Often, videos in proprietary formats can still be properly decoded and played if you have the right tool, without even resorting to the proprietary player. That’s why Amped invests so much effort in its video conversion engine. We want you to be able to just drag-and-drop your file in our software. Amped Replay will automatically convert and play most formats. Amped FIVE will offer you a large range of options to customize the conversion.

If there’s really no way to play the native video file, then screen capturing can be a justifiable solution. But even then, you need to act prudently:

  1. Make sure the player is configured to play the video at its real, native resolution (this is often less trivial than you may think!);
  2. Make sure your monitor is at its native resolution, so as to avoid implicit scaling of pixels;
  3. Lower the computation burden of your computer before capturing frames (close unnecessary apps, virtual machines, etc.);
  4. Configure the screen capture software so as to capture at a sufficiently high frame rate, usually double the playback rate to adhere to the Nyquist Theorem of digital sampling, and choose to save the captured video to an uncompressed or lossless compression format if possible. Amped FIVE’s built-in DVR Screen Capture tool, for example, allows you to set the capture frame rate, the output codec, the compression quality, and it will warn you if some frames could not be captured;
  5. Remember to clarify in your report that you’ve acquired the video this way, and clearly state that you have not worked on the original pixels.

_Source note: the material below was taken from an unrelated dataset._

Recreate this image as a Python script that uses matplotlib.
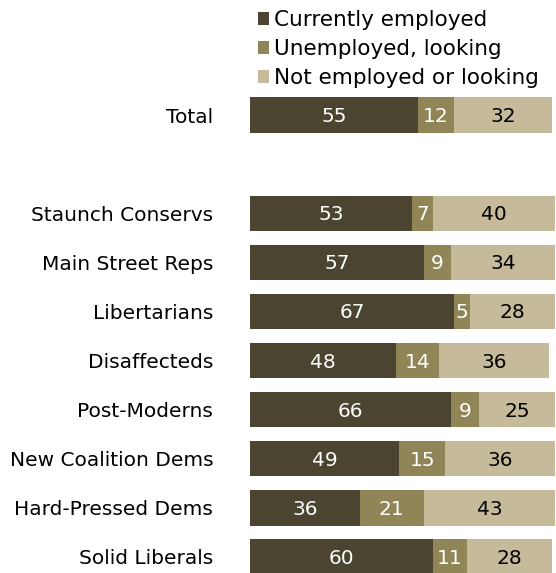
import matplotlib
matplotlib.use("Agg")
import matplotlib.pyplot as plt
from matplotlib.patches import Patch

categories = ["Total", "Staunch Conservs", "Main Street Reps", "Libertarians",
              "Disaffecteds", "Post-Moderns", "New Coalition Dems",
              "Hard-Pressed Dems", "Solid Liberals"]
slots = [0, 2, 3, 4, 5, 6, 7, 8, 9]
employed = [55, 53, 57, 67, 48, 66, 49, 36, 60]
unemployed = [12, 7, 9, 5, 14, 9, 15, 21, 11]
not_looking = [32, 40, 34, 28, 36, 25, 36, 43, 28]
series_names = ["Currently employed", "Unemployed, looking", "Not employed or looking"]
colors = ["#4b4430", "#8f8556", "#c5bb9a"]
text_colors = ["white", "white", "black"]

plt.rcParams['font.family'] = ['DejaVu Sans']
fig = plt.figure(figsize=(5.56, 5.73), dpi=100)
ax = fig.add_axes([250/556, 0, 305/556, 1])

series = [employed, unemployed, not_looking]
left = [0]*len(categories)
for vals, col, tc in zip(series, colors, text_colors):
    ax.barh(slots, vals, left=left, height=0.72, color=col, edgecolor='none')
    for s, v, l in zip(slots, vals, left):
        ax.text(l + v/2, s + 0.03, str(v), ha='center', va='center',
                color=tc, fontsize=14.5)
    left = [a + b for a, b in zip(left, vals)]

ax.set_xlim(0, 100)
ax.set_ylim(9.326, -2.342)
ax.set_yticks(slots)
ax.set_yticklabels(categories, fontsize=14.5)
ax.tick_params(axis='y', length=0, pad=26.5)
ax.set_xticks([])
for sp in ax.spines.values():
    sp.set_visible(False)

handles = [Patch(facecolor=c, edgecolor='none') for c in colors]
fig.legend(handles, series_names, loc='upper left',
           bbox_to_anchor=(243/556, 1 + 5/573), frameon=False, fontsize=15.5,
           handlelength=0.5, handleheight=0.55, handletextpad=0.25,
           labelspacing=0.42, borderpad=0.2)

fig.savefig("out.png", dpi=100)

Above all, remember that the screen capture is not the evidence, but more like “a video” of it. Doing a forensic analysis on it is like doing a ballistic analysis on the photo on a bullet rather than the bullet itself. There’s so much more in a video file than just the perceived visual part. Finally, the original proprietary video, the master evidence, should NOT be discarded or deleted after any capture or recording has been made. That may sound obvious but it is all too common.